Kona Coffee Farmers Association President Cecelia Smith agreed.
“One of the best things is, it’s science based,” Smith said. “That’s what we need, long-term science research.”
Smith’s farm is in the area of South Kona hardest hit by the borer. Some farms were seeing yields drop by 40 percent. Those losses, combined with the costs of purchasing and applying pesticides, had Smith considering leaving the business after 25 years.
Thursday’s announcement left Smith and Wayman extending thanks to Sen. Mazie Hirono, who contacted the USDA on farmers’ behalf seeking the funding, and expressing optimism about the coffee industry’s future.
“Whatever they’re going to do, that all is so much more help than trying to fight it yourself,” Smith said.
Wayman, who is also president of Hawaii Coffee Company, which purchases coffee cherry from a number of Big Island farmers, said about 75 percent of farmers he talks with have implemented some of the measures recommended to slow the pest’s spread.
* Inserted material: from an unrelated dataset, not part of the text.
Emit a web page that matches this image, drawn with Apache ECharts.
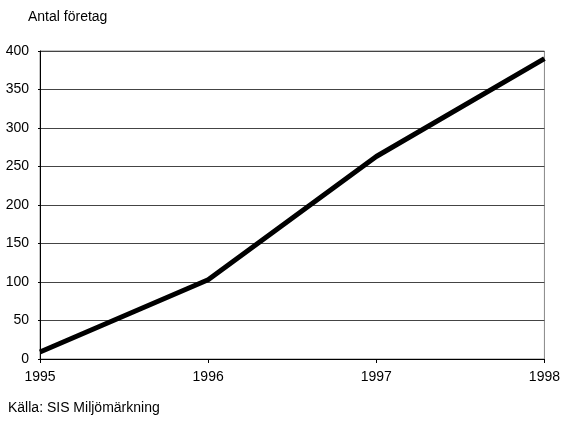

Other farmers have just stopped trying, though, he added.
“The farmers’ viability is being tested and a lot of farmers are giving up,” Wayman said, adding that may make room for new farmers to enter the market. “Coffee berry borer has been devastating to the industry.”
Hirono said she was “happy, gratified and raring to go.”
She wrote to the USDA in April asking for the financial assistance.
“Hawaii receives a relatively small share of federal funding for agriculture,” Hirono said in her letter. “And because our farmers grow crops not grown in other states, we cannot, for the most part, borrow research from other states. This is an instance where USDA assistance could make the difference between the survival and failure of a key heritage crop (produced in Hawaii for more than a century and a half), which has significant economic and cultural importance.”
USDA Secretary Thomas Vilsack, in his July 1 response, agreed the crop is important, adding his department “shares your concerns about the agricultural and economic impacts of this noxious pest.”
The funding is expected to last three to five years.
Vilsack outlined several additional measures the USDA was looking into as possible controls for the coffee berry borer. One is bloom synchronization, which uses plant growth regulators to reduce the number of blooms to one or two. That method makes it easier for growers to mass harvest the coffee cherry, Vilsack said.
The department is also developing a microbial control agent and researching the use of nematodes to slow the pest’s spread, he said.
“These added resources will accelerate ongoing scientific efforts and allow USDA to effectively collaborate with other organizations to assist with this problem,” Vilsack said.
First detected in Kona in 2010, the coffee berry borer has caused about $9 million in damage to Big Island coffee crops, Hirono said. That’s about a 25 percent hit to the island’s coffee industry, which has more than 700 small coffee farms. In 2011, farmers produced more than 8 million pounds of coffee, valued at more than $30 million, Hirono said.